Kodish SR, Bio F, Oemcke R, Conteh J, Beauliere JM, Pyne-Bailey S, Rohner F, Ngnie-Teta I, Jalloh MB, Wirth JP

September 2019 – PLOS Neglected Tropical Diseases

This study sought understand how the 2014–2016 EVD Virus Disease (EVD) outbreak impacted the nutrition sector in Sierra Leone and use findings for improving nutrition responses during future outbreaks of this magnitude. This qualitative study was iterative and emergent. In-depth interviews (n = 42) were conducted over two phases by purposively sampling both key informants (n = 21; government stakeholders, management staff from United Nations (UN) agencies and non-governmental organizations (NGO)), as well as community informants (n = 21; EVD survivors, health workers, community leaders) until data saturation.
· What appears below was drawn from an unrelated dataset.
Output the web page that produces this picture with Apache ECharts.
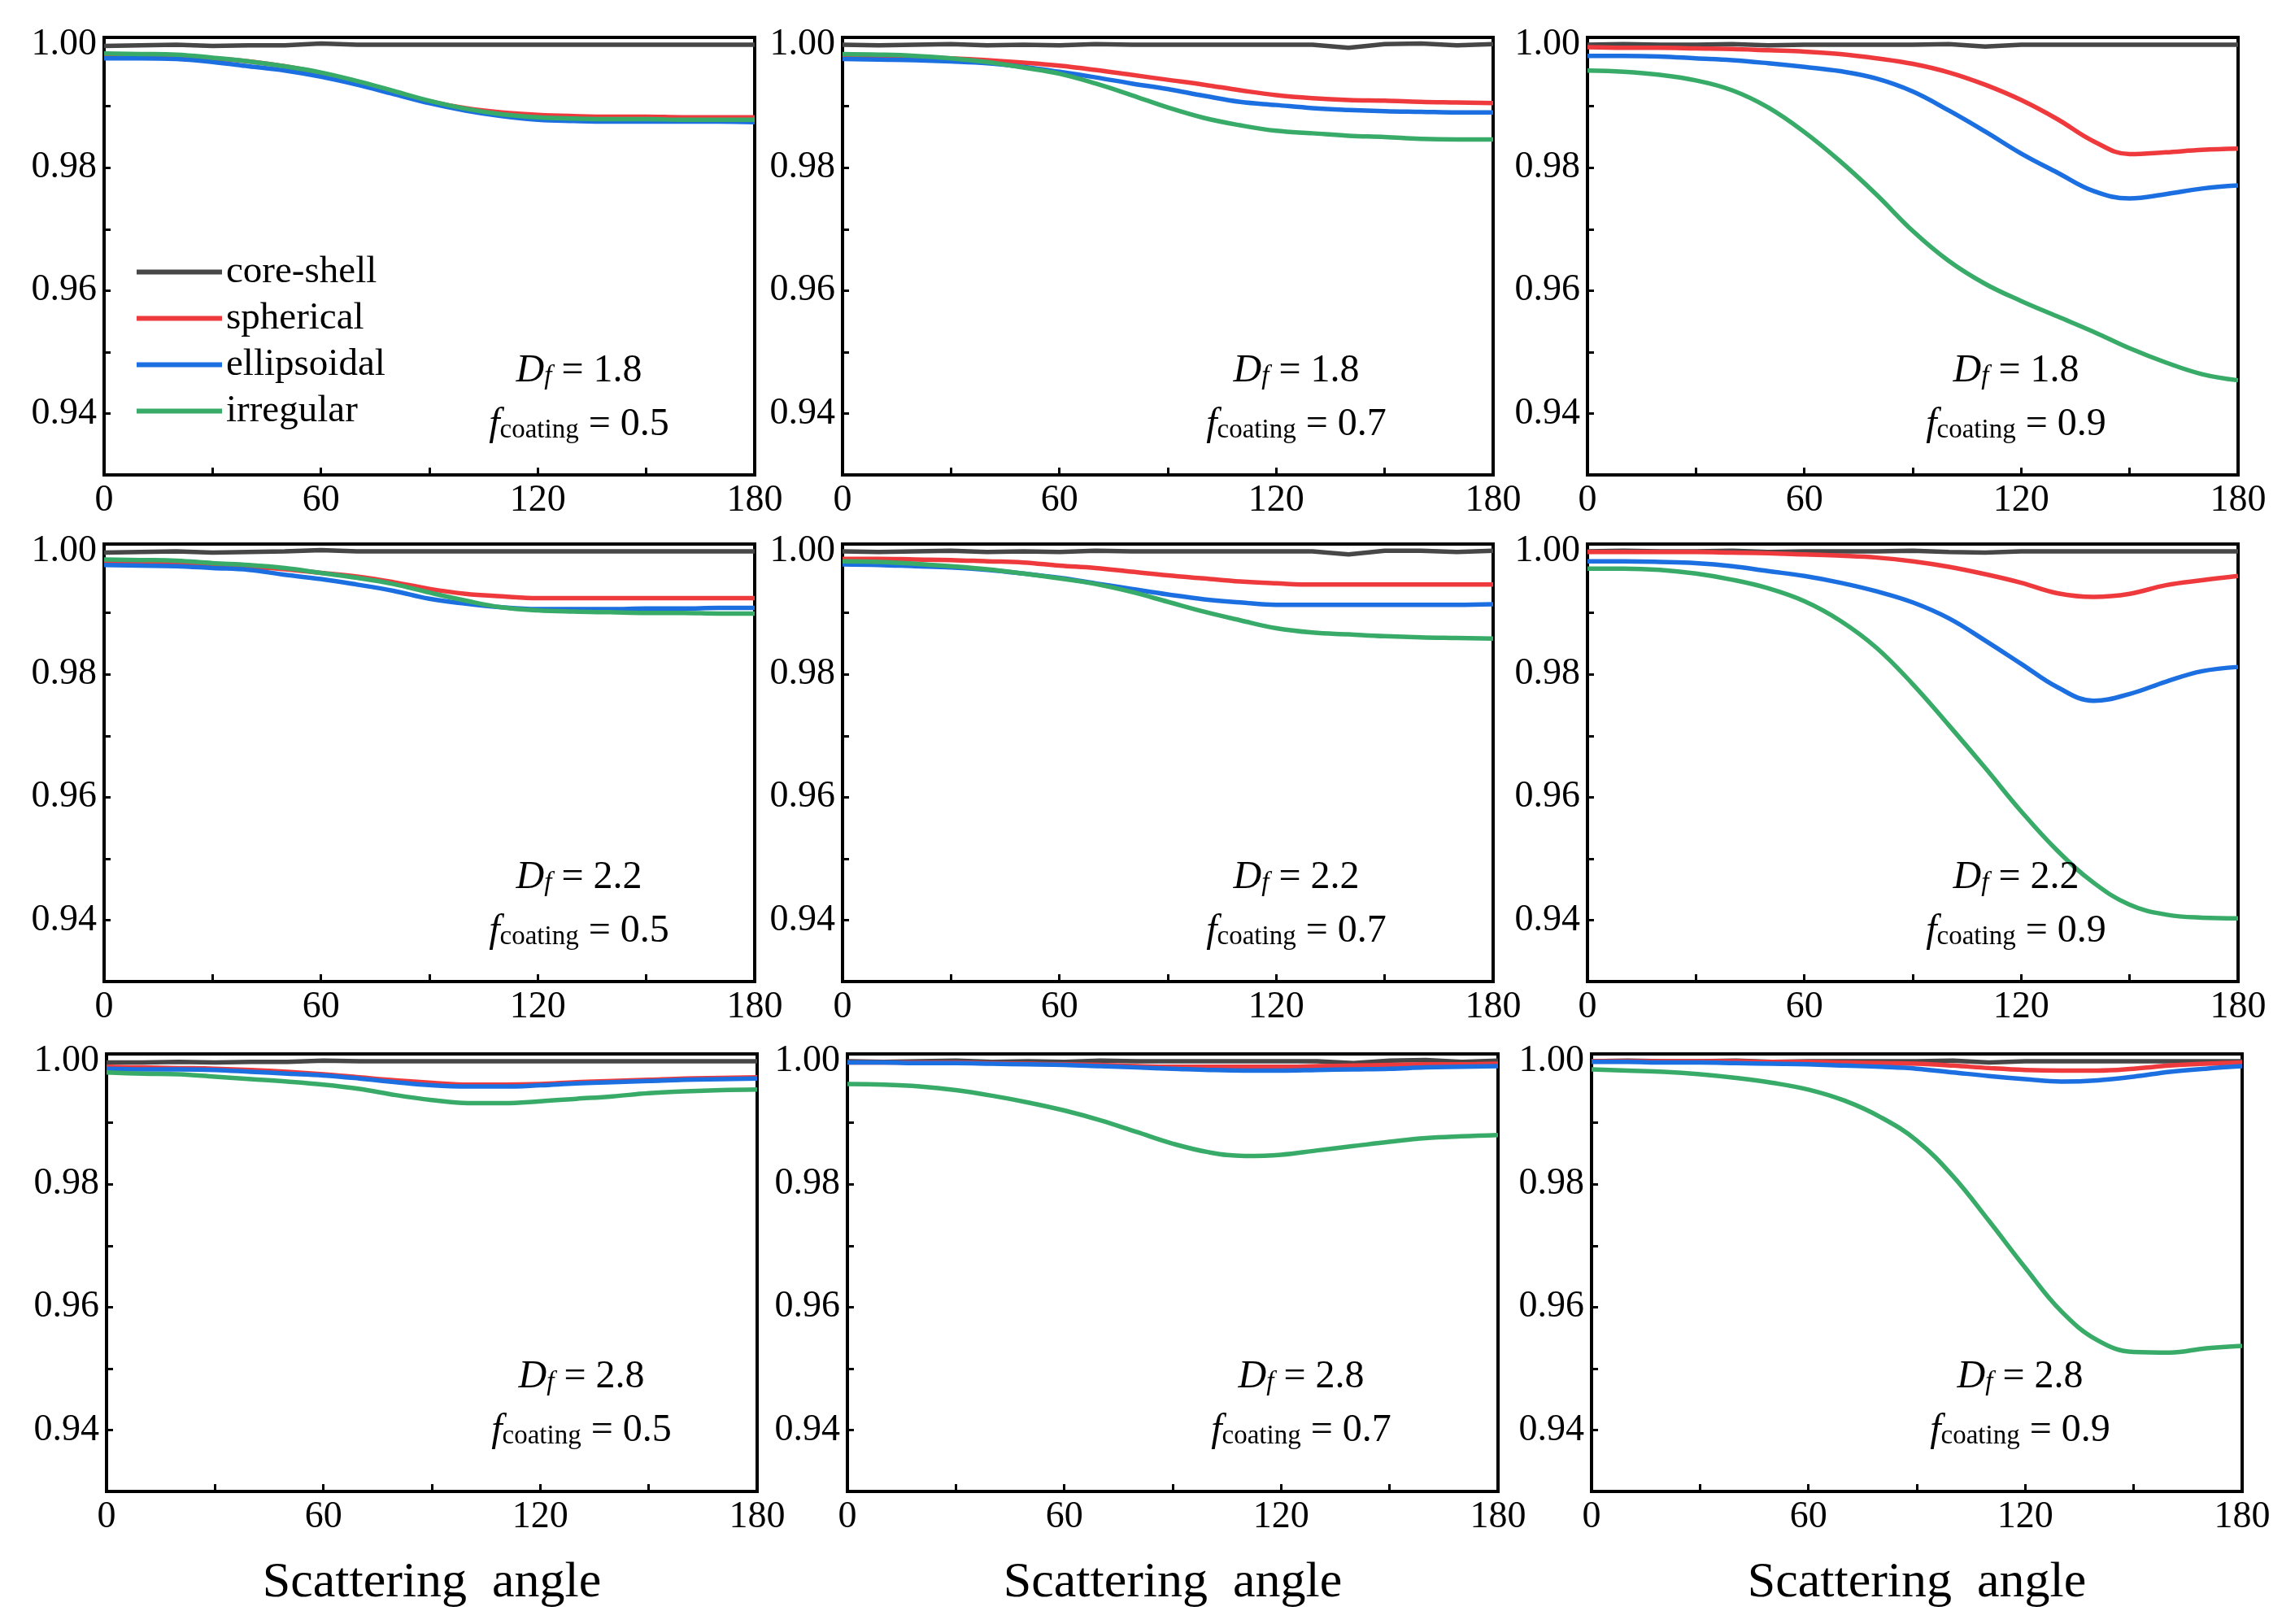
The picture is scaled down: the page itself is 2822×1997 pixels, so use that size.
<!DOCTYPE html>
<html>
<head>
<meta charset="utf-8">
<script src="https://cdn.jsdelivr.net/npm/echarts@6/dist/echarts.min.js"></script>
<style>
  html, body { margin: 0; padding: 0; background: #fff; }
  #chart { width: 2822px; height: 1997px; }
</style>
</head>
<body>
<div id="chart"></div>
<script>
// scattering angle (deg), shared by every curve
var angles = [0,10,20,30,40,50,60,70,80,90,100,110,120,130,140,150,160,170,180];
var names = ['core-shell','spherical','ellipsoidal','irregular'];
var colors = ['#474747','#ef3a3d','#1b6fe0','#38ab69'];
var xTicks = [0,60,120,180];
var yTicks = [0.94,0.96,0.98,1.00];

// Df = 1.8, f = 0.5
var cs_18_05 = [0.9998,0.9999,1.0000,0.9998,0.9999,0.9999,1.0002,1.0000,1.0000,1.0000,1.0000,1.0000,1.0000,1.0000,1.0000,1.0000,1.0000,1.0000,1.0000];
var sp_18_05 = [0.9983,0.9982,0.9981,0.9978,0.9973,0.9965,0.9954,0.9940,0.9923,0.9908,0.9897,0.9890,0.9886,0.9884,0.9883,0.9883,0.9882,0.9882,0.9882];
var el_18_05 = [0.9978,0.9978,0.9977,0.9972,0.9965,0.9958,0.9948,0.9935,0.9920,0.9905,0.9893,0.9884,0.9878,0.9876,0.9875,0.9875,0.9875,0.9875,0.9874];
var ir_18_05 = [0.9986,0.9985,0.9984,0.9979,0.9973,0.9965,0.9955,0.9941,0.9925,0.9909,0.9896,0.9887,0.9882,0.9880,0.9879,0.9879,0.9878,0.9878,0.9878];
// Df = 1.8, f = 0.7
var cs_18_07 = [1.0000,0.9999,1.0000,1.0001,0.9999,1.0000,0.9999,1.0001,1.0000,1.0000,1.0000,1.0000,1.0000,1.0000,0.9995,1.0001,1.0002,0.9999,1.0001];
var sp_18_07 = [0.9982,0.9981,0.9980,0.9978,0.9975,0.9971,0.9966,0.9959,0.9951,0.9943,0.9935,0.9926,0.9918,0.9913,0.9910,0.9909,0.9907,0.9906,0.9905];
var el_18_07 = [0.9977,0.9976,0.9975,0.9973,0.9970,0.9964,0.9956,0.9947,0.9937,0.9928,0.9917,0.9907,0.9902,0.9897,0.9894,0.9892,0.9891,0.9890,0.9890];
var ir_18_07 = [0.9985,0.9984,0.9982,0.9978,0.9972,0.9963,0.9953,0.9937,0.9918,0.9898,0.9881,0.9869,0.9860,0.9856,0.9852,0.9850,0.9847,0.9846,0.9846];
// Df = 1.8, f = 0.9
var cs_18_09 = [1.0000,1.0001,1.0000,1.0000,1.0001,0.9999,1.0000,1.0000,1.0000,1.0000,1.0001,0.9997,1.0000,1.0000,1.0000,1.0000,1.0000,1.0000,1.0000];
var sp_18_09 = [0.9996,0.9995,0.9995,0.9994,0.9993,0.9991,0.9989,0.9985,0.9978,0.9969,0.9955,0.9935,0.9910,0.9879,0.9843,0.9822,0.9825,0.9829,0.9831];
var el_18_09 = [0.9982,0.9982,0.9981,0.9978,0.9975,0.9970,0.9964,0.9957,0.9945,0.9924,0.9893,0.9859,0.9823,0.9792,0.9762,0.9750,0.9757,0.9766,0.9771];
var ir_18_09 = [0.9958,0.9956,0.9951,0.9942,0.9926,0.9898,0.9858,0.9810,0.9756,0.9697,0.9648,0.9611,0.9583,0.9558,0.9533,0.9506,0.9483,0.9464,0.9454];
// Df = 2.2, f = 0.5
var cs_22_05 = [0.9998,0.9999,1.0000,0.9998,0.9999,1.0000,1.0002,1.0000,1.0000,1.0000,1.0000,1.0000,1.0000,1.0000,1.0000,1.0000,1.0000,1.0000,1.0000];
var sp_22_05 = [0.9981,0.9980,0.9979,0.9978,0.9975,0.9971,0.9965,0.9959,0.9950,0.9939,0.9931,0.9927,0.9924,0.9924,0.9924,0.9924,0.9924,0.9924,0.9924];
var el_22_05 = [0.9978,0.9977,0.9976,0.9973,0.9970,0.9962,0.9955,0.9946,0.9936,0.9923,0.9915,0.9909,0.9906,0.9906,0.9906,0.9907,0.9907,0.9908,0.9908];
var ir_22_05 = [0.9987,0.9986,0.9985,0.9981,0.9978,0.9973,0.9965,0.9957,0.9947,0.9933,0.9920,0.9909,0.9904,0.9902,0.9901,0.9900,0.9900,0.9899,0.9899];
// Df = 2.2, f = 0.7
var cs_22_07 = [1.0000,0.9999,1.0000,1.0001,0.9999,1.0000,0.9999,1.0001,1.0000,1.0000,1.0000,1.0000,1.0000,1.0000,0.9995,1.0001,1.0001,0.9999,1.0001];
var sp_22_07 = [0.9988,0.9988,0.9987,0.9986,0.9984,0.9982,0.9977,0.9973,0.9967,0.9961,0.9956,0.9951,0.9948,0.9946,0.9946,0.9946,0.9946,0.9946,0.9946];
var el_22_07 = [0.9979,0.9978,0.9976,0.9974,0.9970,0.9964,0.9957,0.9948,0.9939,0.9930,0.9922,0.9917,0.9913,0.9913,0.9913,0.9913,0.9913,0.9913,0.9914];
var ir_22_07 = [0.9984,0.9983,0.9980,0.9976,0.9971,0.9964,0.9956,0.9947,0.9934,0.9918,0.9902,0.9888,0.9875,0.9868,0.9865,0.9862,0.9860,0.9859,0.9858];
// Df = 2.2, f = 0.9
var cs_22_09 = [1.0000,1.0001,1.0000,1.0000,1.0001,0.9999,1.0000,1.0000,1.0000,1.0001,0.9999,0.9998,1.0000,1.0000,1.0000,1.0000,1.0000,1.0000,1.0000];
var sp_22_09 = [0.9999,0.9999,0.9999,0.9999,0.9998,0.9997,0.9995,0.9993,0.9990,0.9984,0.9975,0.9963,0.9949,0.9932,0.9926,0.9931,0.9945,0.9953,0.9960];
var el_22_09 = [0.9984,0.9984,0.9983,0.9981,0.9976,0.9968,0.9960,0.9949,0.9935,0.9917,0.9891,0.9855,0.9817,0.9779,0.9757,0.9768,0.9788,0.9805,0.9812];
var ir_22_09 = [0.9972,0.9972,0.9970,0.9964,0.9954,0.9940,0.9919,0.9887,0.9843,0.9784,0.9717,0.9648,0.9577,0.9513,0.9461,0.9425,0.9409,0.9404,0.9403];
// Df = 2.8, f = 0.5
var cs_28_05 = [0.9998,0.9998,0.9999,0.9998,0.9999,0.9999,1.0001,1.0000,1.0000,1.0000,1.0000,1.0000,1.0000,1.0000,1.0000,1.0000,1.0000,1.0000,1.0000];
var sp_28_05 = [0.9991,0.9990,0.9989,0.9988,0.9986,0.9983,0.9979,0.9974,0.9969,0.9965,0.9962,0.9962,0.9963,0.9966,0.9968,0.9970,0.9972,0.9973,0.9974];
var el_28_05 = [0.9988,0.9987,0.9987,0.9986,0.9983,0.9980,0.9977,0.9972,0.9966,0.9961,0.9959,0.9959,0.9961,0.9964,0.9966,0.9968,0.9970,0.9971,0.9972];
var ir_28_05 = [0.9982,0.9980,0.9979,0.9975,0.9971,0.9967,0.9962,0.9955,0.9945,0.9937,0.9932,0.9932,0.9935,0.9939,0.9943,0.9948,0.9951,0.9953,0.9954];
// Df = 2.8, f = 0.7
var cs_28_07 = [1.0000,0.9999,1.0000,1.0001,0.9999,1.0000,0.9999,1.0001,1.0000,1.0000,1.0000,1.0000,1.0000,1.0000,0.9997,1.0001,1.0002,0.9999,1.0001];
var sp_28_07 = [0.9998,0.9998,0.9998,0.9998,0.9997,0.9996,0.9995,0.9994,0.9992,0.9991,0.9991,0.9991,0.9991,0.9992,0.9993,0.9994,0.9995,0.9995,0.9996];
var el_28_07 = [0.9998,0.9998,0.9997,0.9997,0.9996,0.9995,0.9994,0.9992,0.9990,0.9988,0.9986,0.9985,0.9985,0.9986,0.9987,0.9988,0.9990,0.9991,0.9992];
var ir_28_07 = [0.9963,0.9962,0.9959,0.9953,0.9944,0.9933,0.9920,0.9904,0.9885,0.9866,0.9852,0.9846,0.9848,0.9855,0.9862,0.9869,0.9875,0.9878,0.9880];
// Df = 2.8, f = 0.9
var cs_28_09 = [1.0000,1.0001,1.0000,1.0000,1.0001,0.9999,1.0000,1.0000,1.0000,1.0000,1.0001,0.9998,1.0000,1.0000,1.0000,1.0000,1.0000,1.0000,1.0000];
var sp_28_09 = [1.0000,1.0000,1.0000,1.0000,1.0000,0.9999,0.9999,0.9998,0.9997,0.9996,0.9993,0.9989,0.9986,0.9985,0.9985,0.9988,0.9993,0.9996,0.9998];
var el_28_09 = [0.9999,0.9999,0.9998,0.9998,0.9997,0.9996,0.9995,0.9993,0.9991,0.9988,0.9982,0.9976,0.9971,0.9967,0.9969,0.9975,0.9983,0.9988,0.9992];
var ir_28_09 = [0.9987,0.9985,0.9983,0.9979,0.9973,0.9965,0.9954,0.9936,0.9909,0.9871,0.9813,0.9740,0.9664,0.9593,0.9546,0.9527,0.9526,0.9533,0.9537];

var panels = [
  {df:'1.8', fc:'0.5', lines:[cs_18_05, sp_18_05, el_18_05, ir_18_05]},
  {df:'1.8', fc:'0.7', lines:[cs_18_07, sp_18_07, el_18_07, ir_18_07]},
  {df:'1.8', fc:'0.9', lines:[cs_18_09, sp_18_09, el_18_09, ir_18_09]},
  {df:'2.2', fc:'0.5', lines:[cs_22_05, sp_22_05, el_22_05, ir_22_05]},
  {df:'2.2', fc:'0.7', lines:[cs_22_07, sp_22_07, el_22_07, ir_22_07]},
  {df:'2.2', fc:'0.9', lines:[cs_22_09, sp_22_09, el_22_09, ir_22_09]},
  {df:'2.8', fc:'0.5', lines:[cs_28_05, sp_28_05, el_28_05, ir_28_05]},
  {df:'2.8', fc:'0.7', lines:[cs_28_07, sp_28_07, el_28_07, ir_28_07]},
  {df:'2.8', fc:'0.9', lines:[cs_28_09, sp_28_09, el_28_09, ir_28_09]}
];

var FONT = 'Liberation Serif';
var gridLefts = [[128,1036,1952],[128,1036,1952],[131,1042,1957]];
var gridTops = [46,669,1296];
var annoDx = [584,558,527];

function buildOption() {
  var grids=[], xAxes=[], yAxes=[], series=[], graphics=[];
  var mainTok = {fontFamily:FONT, fontSize:48, lineHeight:48, verticalAlign:'bottom', fill:'#000'};
  panels.forEach(function(p, k) {
    var row = Math.floor(k/3), col = k%3;
    var gLeft = gridLefts[row][col], gTop = gridTops[row];
    grids.push({left:gLeft, top:gTop, width:800, height:538, show:true,
      borderColor:'#000', borderWidth:4, backgroundColor:'transparent'});
    xAxes.push({
      type:'value', gridIndex:k, min:0, max:180, interval:30,
      axisLine:{show:true, onZero:false, lineStyle:{color:'#000', width:4}},
      axisTick:{show:true, inside:true, length:9, lineStyle:{color:'#000', width:3}},
      splitLine:{show:false},
      axisLabel:{show:true, margin:9, fontFamily:FONT, fontSize:46, color:'#000',
        showMinLabel:true, showMaxLabel:true,
        formatter:function(v){ return xTicks.indexOf(Math.round(v))>=0 ? String(Math.round(v)) : ''; }},
      name: row===2 ? 'Scattering  angle' : '',
      nameLocation:'middle', nameGap:82,
      nameTextStyle:{fontFamily:FONT, fontSize:62, color:'#000'}
    });
    yAxes.push({
      type:'value', gridIndex:k, min:0.93, max:1.0012, interval:0.01,
      axisLine:{show:true, onZero:false, lineStyle:{color:'#000', width:4}},
      axisTick:{show:true, inside:true, length:8, lineStyle:{color:'#000', width:3}},
      splitLine:{show:false},
      axisLabel:{show:true, margin:9, fontFamily:FONT, fontSize:46, color:'#000',
        showMinLabel:true, showMaxLabel:true,
        formatter:function(v){
          for (var t=0;t<yTicks.length;t++) if (Math.abs(v-yTicks[t])<0.0004) return yTicks[t].toFixed(2);
          return '';
        }}
    });
    p.lines.forEach(function(arr, s) {
      series.push({
        type:'line', name:names[s], xAxisIndex:k, yAxisIndex:k,
        data: angles.map(function(a,i){ return [a, arr[i]]; }),
        showSymbol:false, smooth: s===0 ? false : 0.4,
        lineStyle:{color:colors[s], width:5.5}, itemStyle:{color:colors[s]},
        animation:false, silent:true
      });
    });
    var cx = gLeft + annoDx[col];
    var y1 = gTop + (row===2 ? 397 : 410);
    var y2 = gTop + (row===2 ? 463 : 476);
    graphics.push({
      type:'text', x:cx, y:y1, z:100,
      style:{
        text:'{i|D}{s|f}{n| = ' + p.df + '}',
        align:'center', verticalAlign:'middle',
        rich:{
          i:Object.assign({fontStyle:'italic'}, mainTok),
          s:{fontFamily:FONT, fontStyle:'italic', fontSize:33, lineHeight:18, verticalAlign:'bottom', fill:'#000'},
          n:mainTok
        }
      }
    });
    graphics.push({
      type:'text', x:cx, y:y2, z:100,
      style:{
        text:'{i|f}{s|coating}{n| = ' + p.fc + '}',
        align:'center', verticalAlign:'middle',
        rich:{
          i:Object.assign({fontStyle:'italic'}, mainTok),
          s:{fontFamily:FONT, fontSize:33, lineHeight:18, verticalAlign:'bottom', fill:'#000'},
          n:mainTok
        }
      }
    });
  });
  return {
    backgroundColor:'#fff',
    animation:false,
    grid:grids,
    xAxis:xAxes,
    yAxis:yAxes,
    legend:{
      data:names, orient:'vertical', left:163, top:306,
      icon:'rect', itemWidth:105, itemHeight:6, itemGap:10,
      selectedMode:false,
      textStyle:{fontFamily:FONT, fontSize:47, lineHeight:47, color:'#000'}
    },
    series:series,
    graphic:graphics
  };
}

var chart = echarts.init(document.getElementById('chart'));
chart.setOption(buildOption());
</script>
</body>
</html>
The EVD outbreak effects and the related response strategies, especially movement restriction policies including 21-day quarantines, contributed to disruptions across the food value chain in Sierra Leone. System-wide impacts were similar to those typically seen in large-scale disasters such as earthquakes. During the humanitarian response,nutrition-specific interventions, including food assistance, were highly accepted, although sharing was reported. Despite EVD impacts across the entire food value-chain, nutrition sensitive interventions were not central to the initial response as EVD containment and survival took priority. In Sierra Leone, the entire food value-chain was broken to the extent that the system-wide damage was on par with that typically resulting from large natural disasters.